Royal Air Force commander (1920–2010)

Air Vice-Marshal John Chegwyn Thomas Downey, (26 November 1920 – 14 February 2010) was a senior commander in the Royal Air Force.

Downey qualified as a pilot just before his 19th birthday and started the Second World War by flying North Sea patrols with 608 squadron. He then spent some time flying Spitfires with a Photo-Reconnaissance unit based in St Eval, Cornwall. In September 1941 he transferred to Gibraltar to fly Catalinas and Swordfish with 202 Squadron. In 1942 he became a navigation instructor.

In 1944, he joined 224 Squadron flying (Lend-Lease) Liberators on anti-U-boat operations, again out of St Eval. In September 1944 he moved to Milltown in Scotland. He was awarded the Distinguished Flying Cross for his 224 Squadron service.

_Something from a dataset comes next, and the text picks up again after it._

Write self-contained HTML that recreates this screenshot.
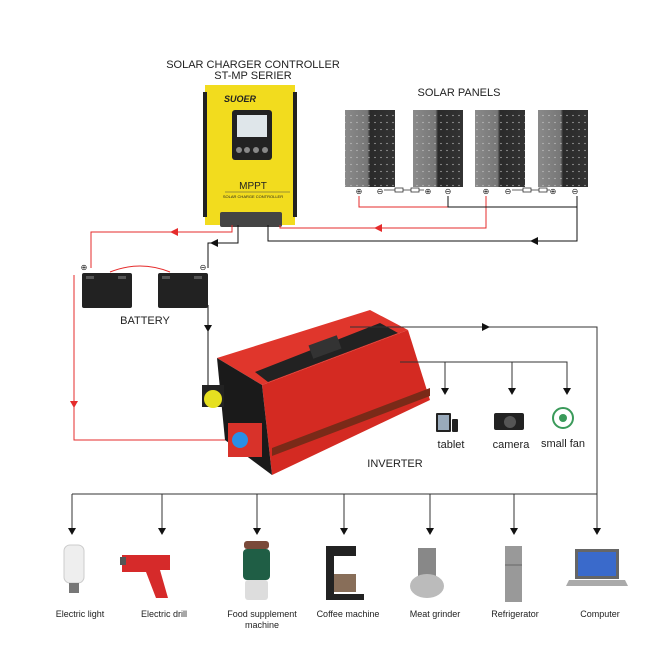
<!DOCTYPE html>
<html><head><meta charset="utf-8"><style>
html,body{margin:0;padding:0;background:#fff;width:663px;height:663px;overflow:hidden}
svg text{font-family:"Liberation Sans",sans-serif;fill:#222}
</style></head><body>
<svg width="663" height="663" viewBox="0 0 663 663" xmlns="http://www.w3.org/2000/svg">
<defs>
<marker id="ab" viewBox="0 0 10 10" refX="5" refY="5" markerWidth="7" markerHeight="7" orient="auto"><path d="M0,0 L10,5 L0,10z" fill="#000"/></marker>
<linearGradient id="pg" x1="0" x2="1"><stop offset="0" stop-color="#8a8a8a"/><stop offset="0.45" stop-color="#777"/><stop offset="0.5" stop-color="#2a2a2a"/><stop offset="1" stop-color="#333"/></linearGradient>
<pattern id="cells" width="6" height="7" patternUnits="userSpaceOnUse"><rect width="6" height="7" fill="none"/><circle cx="3" cy="3.5" r="0.6" fill="#ccc"/></pattern>
</defs>

<!-- titles -->
<text x="253" y="68" font-size="11" text-anchor="middle">SOLAR CHARGER CONTROLLER</text>
<text x="253" y="79" font-size="11" text-anchor="middle">ST-MP SERIER</text>
<text x="459" y="96" font-size="11" text-anchor="middle">SOLAR PANELS</text>

<!-- controller -->
<rect x="205" y="85" width="90" height="140" fill="#f2dc1e"/>
<rect x="203" y="92" width="4" height="125" fill="#222"/>
<rect x="293" y="92" width="4" height="125" fill="#222"/>
<text x="240" y="102" font-size="9" font-weight="bold" text-anchor="middle" fill="#222" font-style="italic">SUOER</text>
<rect x="232" y="110" width="40" height="50" rx="3" fill="#222"/>
<rect x="237" y="115" width="30" height="22" fill="#dfe6ea"/>
<circle cx="239" cy="150" r="3" fill="#888"/><circle cx="247" cy="150" r="3" fill="#888"/><circle cx="256" cy="150" r="3" fill="#888"/><circle cx="265" cy="150" r="3" fill="#888"/>
<text x="253" y="189" font-size="10" text-anchor="middle">MPPT</text>
<line x1="225" y1="192" x2="290" y2="192" stroke="#444" stroke-width="0.6"/>
<text x="253" y="198" font-size="4" text-anchor="middle">SOLAR CHARGE CONTROLLER</text>
<rect x="220" y="212" width="62" height="15" rx="2" fill="#444"/>

<!-- panels -->
<g>
<rect x="345" y="110" width="50" height="77" fill="url(#pg)"/><rect x="345" y="110" width="50" height="77" fill="url(#cells)"/>
<rect x="413" y="110" width="50" height="77" fill="url(#pg)"/><rect x="413" y="110" width="50" height="77" fill="url(#cells)"/>
<rect x="475" y="110" width="50" height="77" fill="url(#pg)"/><rect x="475" y="110" width="50" height="77" fill="url(#cells)"/>
<rect x="538" y="110" width="50" height="77" fill="url(#pg)"/><rect x="538" y="110" width="50" height="77" fill="url(#cells)"/>
</g>
<g font-size="8" text-anchor="middle">
<text x="359" y="194">⊕</text><text x="380" y="194">⊖</text><text x="428" y="194">⊕</text><text x="448" y="194">⊖</text>
<text x="486" y="194">⊕</text><text x="508" y="194">⊖</text><text x="553" y="194">⊕</text><text x="575" y="194">⊖</text>
</g>
<g stroke="#333" stroke-width="0.8" fill="none">
<path d="M384,190 H395 M403,190 H411 M419,190 H424"/><rect x="395" y="188" width="8" height="4"/><rect x="411" y="188" width="8" height="4"/>
<path d="M512,190 H523 M531,190 H539 M547,190 H550"/><rect x="523" y="188" width="8" height="4"/><rect x="539" y="188" width="8" height="4"/>
</g>

<!-- wires red -->
<g fill="none" stroke="#e52b2b" stroke-width="1">
<path d="M359,196 V207 H486 V196"/>
<path d="M486,207 V228 H280 V225"/>
<path d="M232,225 V232 H91 V268"/>
<path d="M74,275 V440 H235"/>
</g>
<path d="M374,228 l8,-4 v8z" fill="#e52b2b"/>
<path d="M170,232 l8,-4 v8z" fill="#e52b2b"/>
<path d="M70,401 l4,7 l4,-7z" fill="#e52b2b"/>
<!-- wires black -->
<g fill="none" stroke="#111" stroke-width="1">
<path d="M448,196 V207 H577 V196"/>
<path d="M577,207 V241 H268 V225"/>
<path d="M238,225 V243 H208 V268"/>
<path d="M208,305 V385"/>
</g>
<path d="M530,241 l8,-4 v8z" fill="#111"/>
<path d="M210,243 l8,-4 v8z" fill="#111"/>
<path d="M204,325 l4,7 l4,-7z" fill="#111"/>

<!-- battery -->
<text x="84" y="270" font-size="8" text-anchor="middle">⊕</text>
<text x="203" y="270" font-size="8" text-anchor="middle">⊖</text>
<path d="M110,272 Q140,260 170,272" stroke="#e52b2b" fill="none"/>
<rect x="82" y="273" width="50" height="35" rx="2" fill="#222"/>
<rect x="158" y="273" width="50" height="35" rx="2" fill="#222"/>
<rect x="86" y="276" width="8" height="3" fill="#555"/><rect x="118" y="276" width="8" height="3" fill="#555"/>
<rect x="162" y="276" width="8" height="3" fill="#555"/><rect x="194" y="276" width="8" height="3" fill="#555"/>
<text x="145" y="324" font-size="11" text-anchor="middle">BATTERY</text>

<!-- inverter -->
<polygon points="217,358 370,310 408,330 262,385" fill="#e0362c"/>
<polygon points="262,385 408,330 430,400 272,475" fill="#d42a22"/>
<polygon points="272,448 430,388 430,396 272,456" fill="#7a2a18"/>
<polygon points="217,358 262,385 272,475 225,440" fill="#1a1a1a"/>
<polygon points="255,372 380,323 398,333 268,382" fill="#222"/>
<rect x="310" y="340" width="30" height="14" fill="#333" transform="rotate(-20 325 347)"/>
<rect x="202" y="385" width="22" height="22" fill="#222"/>
<circle cx="213" cy="399" r="9" fill="#e6e020"/>
<rect x="228" y="423" width="34" height="34" fill="#d8322a"/>
<circle cx="240" cy="440" r="8" fill="#2a8fe6"/>
<text x="395" y="467" font-size="11" text-anchor="middle">INVERTER</text>

<!-- outputs -->
<g fill="none" stroke="#333" stroke-width="1">
<path d="M350,327 H597 V528"/>
<path d="M400,362 H567 V388"/>
<path d="M445,362 V388 M512,362 V388"/>
<path d="M72,494 H597"/>
<path d="M72,494 V528 M162,494 V528 M257,494 V528 M344,494 V528 M430,494 V528 M514,494 V528"/>
</g>
<path d="M482,323 l8,4 l-8,4z" fill="#111"/>
<g fill="#111">
<path d="M441,388 l4,7 l4,-7z"/><path d="M508,388 l4,7 l4,-7z"/><path d="M563,388 l4,7 l4,-7z"/>
<path d="M68,528 l4,7 l4,-7z"/><path d="M158,528 l4,7 l4,-7z"/><path d="M253,528 l4,7 l4,-7z"/><path d="M340,528 l4,7 l4,-7z"/><path d="M426,528 l4,7 l4,-7z"/><path d="M510,528 l4,7 l4,-7z"/><path d="M593,528 l4,7 l4,-7z"/>
</g>
<!-- small devices -->
<rect x="436" y="413" width="15" height="19" rx="1" fill="#222"/><rect x="438" y="415" width="11" height="15" fill="#9ab"/>
<rect x="452" y="419" width="6" height="13" rx="1" fill="#222"/>
<rect x="494" y="413" width="30" height="17" rx="2" fill="#222"/><circle cx="510" cy="422" r="6" fill="#555"/>
<circle cx="563" cy="418" r="10" fill="none" stroke="#3a9a5a" stroke-width="2"/><circle cx="563" cy="418" r="4" fill="#3a9a5a"/>
<text x="451" y="448" font-size="11" text-anchor="middle" fill="#555">tablet</text>
<text x="511" y="448" font-size="11" text-anchor="middle" fill="#555">camera</text>
<text x="563" y="447" font-size="11" text-anchor="middle" fill="#555">small fan</text>

<!-- appliances -->
<rect x="64" y="545" width="20" height="38" rx="6" fill="#eee" stroke="#ccc"/><rect x="69" y="583" width="10" height="10" fill="#777"/>
<path d="M122,555 H170 V570 H160 L168,598 H156 L146,572 H122z" fill="#d62a2a"/><rect x="120" y="557" width="6" height="8" fill="#555"/>
<rect x="244" y="541" width="25" height="8" rx="3" fill="#7a4a3a"/><rect x="243" y="549" width="27" height="31" rx="4" fill="#1f5e45"/><rect x="245" y="580" width="23" height="20" rx="3" fill="#ddd"/>
<rect x="326" y="546" width="30" height="10" fill="#222"/><rect x="326" y="556" width="8" height="40" fill="#222"/><path d="M334,574 H356 V592 H334z" fill="#6a4a30" opacity="0.8"/><rect x="326" y="594" width="38" height="6" fill="#222"/>
<rect x="418" y="548" width="18" height="30" fill="#888"/><ellipse cx="427" cy="586" rx="17" ry="12" fill="#bbb"/>
<rect x="505" y="546" width="17" height="56" fill="#999"/><line x1="505" y1="565" x2="522" y2="565" stroke="#666"/>
<rect x="575" y="549" width="44" height="30" fill="#666"/><rect x="578" y="552" width="38" height="24" fill="#3a6acb"/><path d="M569,580 H625 L628,586 H566z" fill="#aaa"/>

<g font-size="9" text-anchor="middle" fill="#333">
<text x="80" y="617">Electric light</text>
<text x="164" y="617">Electric drill</text>
<text x="262" y="617">Food supplement</text>
<text x="262" y="628">machine</text>
<text x="348" y="617">Coffee machine</text>
<text x="435" y="617">Meat grinder</text>
<text x="515" y="617">Refrigerator</text>
<text x="600" y="617">Computer</text>
</g>
</svg>
</body></html>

After the war he attended the Empire Central Flying School at Hullavington, and then joined the staff of the Empire Air Navigation School at Manby. While stationed at Manby, he flew 'Aries III', a modified Lincoln bomber taking off on 20 October 1950 on a round-the-world flight of 29,000 miles. The first leg of the journey established a then-world record flight time to Khartoum. A subsequent leg was from Mauritius to Perth, Western Australia; this was believed to be the first west-to-east non-stop flight across the Indian Ocean. For completing this round the world trip in 28 days Downey was awarded an Air Force Cross. Accompanying him on the flight were Squadron Leaders G.T. Thain, A.D. Frank and J.L. Mitchell.

He then went to the RAF Staff College, and in 1960 he became head of the Near East Defence Secretariat in Cyprus.

Various appointments followed including roles at the MoD and NATO. After serving as the Deputy Controller of Aircraft at the MoD, Downey retired from the RAF in December 1975. Six months earlier he had been appointed a Companion of the Order of the Bath.

Downey married, in 1941, Diana White.